Repository for the Master's thesis "A Connectionist Model of the Psychological Refractory Period and Cognitive Control" (A. Cesmeci, Osnabrück University, 2026; supervisor: S. Musslick). The project replicates and extends the PRP simulation (Simulation Study 3) from:
Musslick, S., Saxe, A., Hoskin, A., Sagiv, Y., Reichman, D., Petri, G., & Cohen, J. (2020). On the rational boundedness of cognitive control: Shared versus separated representations.
A feedforward task network (shared vs. separated task representations, task cues as control signals, temporal persistence of task-set activity) is read out by a Leaky Competing Accumulator (LCA). Dual-task (PRP) trials contrast a functionally dependent pairing (B→A, shared representations) with an independent pairing (C→A, separated representations) across SOAs, under two strategic regimes: greedy Task-2 engagement (cue on at stimulus onset) and strategic engagement (reward-rate-optimal onset; Eq. 7 of the preprint).
Task-2 head slopes are lawfully task-dependent (dependent ≈ −0.5 to −0.9,
independent ≈ −0.4 to −0.5 under the strategic regime) and vary with
persistence and strategy, jointly spanning the empirical head-slope range
documented in the thesis' literature evaluation (−0.27 to −1.60) — while only
the strategic regime reproduces the empirically observed flat Task-2 error
profile.
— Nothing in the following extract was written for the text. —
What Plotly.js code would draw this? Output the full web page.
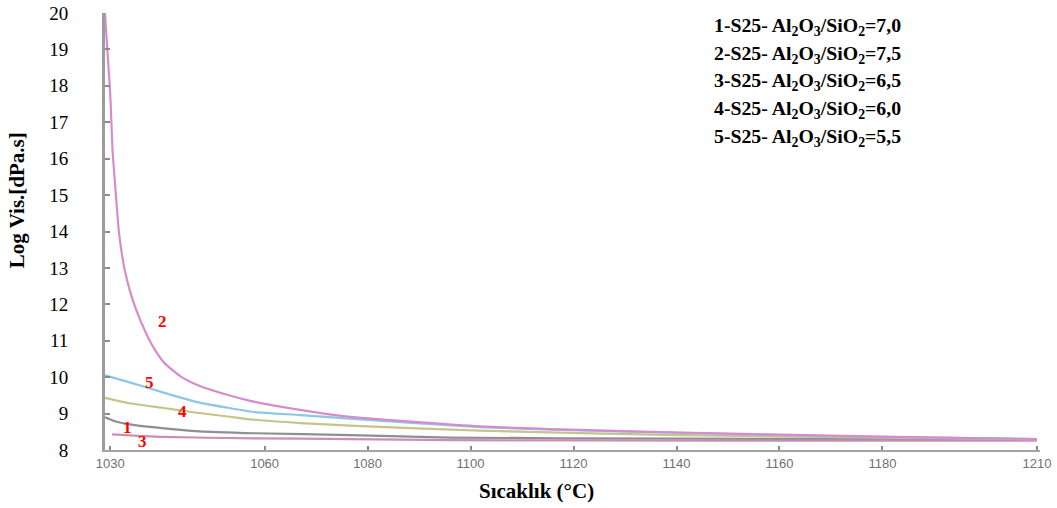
<!DOCTYPE html>
<html>
<head>
<meta charset="utf-8">
<script src="https://cdn.plot.ly/plotly-3.0.1.min.js"></script>
<style>
html,body{margin:0;padding:0;background:#fff;}
#chart{width:1057px;height:508px;}
</style>
</head>
<body>
<div id="chart"></div>
<script>
// ---- data ----
const seriesNames = ["1", "2", "3", "4", "5"];

const t1 = [1029, 1030.94, 1033.47, 1040.07, 1046.48, 1058.13, 1076.57, 1095.99, 1140.65, 1179.49, 1210];
const v1 = [8.90, 8.79, 8.71, 8.60, 8.52, 8.46, 8.41, 8.34, 8.31, 8.30, 8.29];

const t2 = [1029.00, 1029.39, 1029.78, 1030.07, 1030.46, 1030.75, 1031.19, 1031.66, 1032.17, 1032.83, 1033.80, 1035.08, 1036.71, 1038.32, 1040.59, 1043.82, 1047.06, 1052.88, 1057.20, 1066.86, 1076.57, 1101.82, 1121.23, 1140.65, 1160.07, 1179.49, 1210];
const v2 = [20.00, 19.12, 18.30, 17.61, 16.24, 15.69, 14.86, 14.04, 13.49, 12.94, 12.39, 11.84, 11.29, 10.84, 10.38, 10.01, 9.78, 9.51, 9.35, 9.10, 8.91, 8.65, 8.55, 8.48, 8.42, 8.37, 8.30];

const t3 = [1030.36, 1040.07, 1058.13, 1076.57, 1095.99, 1144.53, 1210];
const v3 = [8.43, 8.36, 8.32, 8.30, 8.27, 8.26, 8.26];

const t4 = [1029, 1033.47, 1040.07, 1046.48, 1052.88, 1058.13, 1066.86, 1076.57, 1101.82, 1140.65, 1179.49, 1210];
const v4 = [9.43, 9.29, 9.16, 9.03, 8.92, 8.83, 8.74, 8.67, 8.53, 8.41, 8.34, 8.30];

const t5 = [1029, 1033.47, 1040.07, 1046.48, 1052.88, 1058.13, 1066.86, 1076.57, 1101.82, 1121.23, 1140.65, 1160.07, 1179.49, 1210];
const v5 = [10.05, 9.87, 9.59, 9.33, 9.16, 9.04, 8.96, 8.86, 8.63, 8.54, 8.47, 8.41, 8.36, 8.30];

// curve number labels (red) placed on the chart
const labelText = ["1", "2", "3", "4", "5"];
const labelT = [1033.3, 1040.2, 1036.2, 1044.0, 1037.7];
const labelV = [8.63, 11.52, 8.22, 9.07, 9.84];

// legend texts (top right)
const legendTexts = [
  "1-S25- Al<sub>2</sub>O<sub>3</sub>/SiO<sub>2</sub>=7,0",
  "2-S25- Al<sub>2</sub>O<sub>3</sub>/SiO<sub>2</sub>=7,5",
  "3-S25- Al<sub>2</sub>O<sub>3</sub>/SiO<sub>2</sub>=6,5",
  "4-S25- Al<sub>2</sub>O<sub>3</sub>/SiO<sub>2</sub>=6,0",
  "5-S25- Al<sub>2</sub>O<sub>3</sub>/SiO<sub>2</sub>=5,5"
];

const xTickVals = [1030, 1060, 1080, 1100, 1120, 1140, 1160, 1180, 1210];
const yTickVals = [8, 9, 10, 11, 12, 13, 14, 15, 16, 17, 18, 19, 20];

// ---- styles ----
const colors = {"1": "#8f8f8f", "2": "#d68ccc", "3": "#c98fb4", "4": "#c4c48c", "5": "#8cc7e5"};
const serif = "Liberation Serif, Times New Roman, serif";

function line(name, t, v) {
  return {x: t, y: v, type: "scatter", mode: "lines", name: name,
          line: {color: colors[name], width: 2.2, shape: "spline", smoothing: 0.5},
          hoverinfo: "skip", showlegend: false};
}

const traces = [line("1", t1, v1), line("3", t3, v3), line("4", t4, v4), line("5", t5, v5), line("2", t2, v2)];

const annotations = [];
labelText.forEach((s, i) => {
  annotations.push({x: labelT[i], y: labelV[i], xref: "x", yref: "y", xanchor: "center", yanchor: "middle",
    text: "<b>" + s + "</b>", showarrow: false, font: {family: serif, size: 17, color: "#ff0000"}});
});
const legendY = [0.970, 0.906, 0.844, 0.780, 0.716];
legendTexts.forEach((s, i) => {
  annotations.push({x: 0.649, y: legendY[i], xref: "paper", yref: "paper", xanchor: "left", yanchor: "middle",
    text: "<b>" + s + "</b>", showarrow: false, font: {family: serif, size: 19.8, color: "#000"}});
});
annotations.push({x: 0.462, y: -0.094, xref: "paper", yref: "paper", xanchor: "center", yanchor: "middle",
  text: "<b>Sıcaklık (°C)</b>", showarrow: false, font: {family: serif, size: 21, color: "#000"}});
annotations.push({x: -0.094, y: 0.572, xref: "paper", yref: "paper", xanchor: "center", yanchor: "middle",
  text: "<b>Log Vis.[dPa.s]</b>", textangle: -90, showarrow: false, font: {family: serif, size: 21, color: "#000"}});

const layout = {
  width: 1057, height: 508,
  margin: {l: 105, r: 17, t: 13, b: 58},
  paper_bgcolor: "#fff", plot_bgcolor: "#fff",
  showlegend: false,
  xaxis: {range: [1029, 1210.6], tickvals: xTickVals, ticktext: xTickVals.map(String),
          showgrid: false, zeroline: false, showline: true, linecolor: "#a3a3a3", linewidth: 2,
          ticks: "inside", ticklen: 4, tickcolor: "#8a8a8a", tickwidth: 2,
          tickfont: {family: "Liberation Sans, Arial, sans-serif", size: 13, color: "#707070"}},
  yaxis: {range: [8, 20], tickvals: yTickVals, ticktext: yTickVals.map(String),
          showgrid: false, zeroline: false, showline: true, linecolor: "#9c9c9c", linewidth: 3,
          ticks: "inside", ticklen: 5, tickcolor: "#8a8a8a", tickwidth: 2,
          ticklabelstandoff: 30,
          tickfont: {family: serif, size: 19, color: "#000"}},
  annotations: annotations
};

Plotly.newPlot("chart", traces, layout, {staticPlot: true, displayModeBar: false});
</script>
</body>
</html>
See output/plots/ensemble/thesis/ and
model_results_table_100726.md.
prp_model/ Core package
task_network.py Feedforward task network (paper Fig. 13 architecture)
nn_wrapper.py Training / integration wrapper (persistence EMA)
training_set.py MATLAB-style single-task training patterns
lca.py LCA dynamics (Eq. 4): run_lca / run_lca_avg / run_lca_dist
threshold_utils.py Session-level threshold selection (dual-task SOA-mixture,
accuracy-constrained expected reward rate) + onset policy
prp_simulator.py Two-pass PRP trial and SOA sweep
utils.py Trial generation, checkpoint I/O, aggregation, units
scripts/
run_prp_sweep.py Ensemble PRP sweep CLI (training, thresholds, sweeps)
plot_prp_sweep.py Thesis figures: RT1+RT2 panels, error rates, onset delay
plot_money_figure.py Head slope × persistence × condition × strategy
make_results_table.py Summary table (markdown + LaTeX) across runs
run_finals.sh Provenance: exact thesis simulation runs (M/S/R)
run_extras.sh Provenance: extended persistence range runs
prp_old/ Archived pre-refactor code (do not use)
output/ Results JSONs, plots, tables (gitignored except tables)
python -m venv .venv && source .venv/bin/activate
pip install -r requirements.txt
# Full pipeline for one configuration (trains 20 networks if checkpoints
# are missing, computes session-level thresholds, runs both conditions):
python -m scripts.run_prp_sweep --store_dir ensemble_ckpt_p09 --E 20 \
--train_if_missing --persistence 0.65 --trials_per_soa 50 \
--soa_start 1 --soa_end 20 --soa_step 2 --ITI 1.8 \
--optimize_onset --workers 6 --plot
# All thesis runs (main / greedy / robustness):
bash run_finals.sh && bash run_extras.sh
# Figures and summary table from saved JSONs:
python -m scripts.plot_prp_sweep --json "output/results/E20_*_ITI18_*zcD*.json" --context talk
python -m scripts.plot_money_figure --json "output/results/E20_p0[5-8]*_ITI18_*zcD*.json" \
--empirical_band -1.60 -0.27
python -m scripts.make_results_table --json "output/results/E20_*_ITI18_*zcD*.json"| Parameter | Value |
|---|---|
| LCA (Eq. 4) | dt/τ = 0.1, λ = 0.4, α = 0.2, β = 0.2, σ = 0.2, t0 = 0.15 |
| Time calibration | 1 step = 50 ms |
| ITI | 1.8 s (Pashler & Johnston, 1989); robust across 0.5–4.0 s |
| Thresholds | per task role, session-level, dual-task SOA-mixture context; accuracy floors 0.99 (T1) / 0.95 (T2); z2 shared across conditions |
| Onset policy | Eq. 7 reward-rate-optimal onset (main); greedy engagement (secondary) |
| Ensemble | 20 networks; deterministic seeding of training, thresholds, stimuli (yoked across conditions), and LCA noise |
All reported simulations regenerate from the committed shell scripts and
seeds; result filenames encode the full configuration
(E{n}_p{persistence}_..._ITI{iti}_s{noise}_zc{context}_af{floor}_fx{z1}_oo{onset}_od{window}).
Trained checkpoints are not tracked; they regenerate deterministically via
--train_if_missing (seed = network index). Development history and the
rationale for every modeling decision are documented in troubleshoot.md.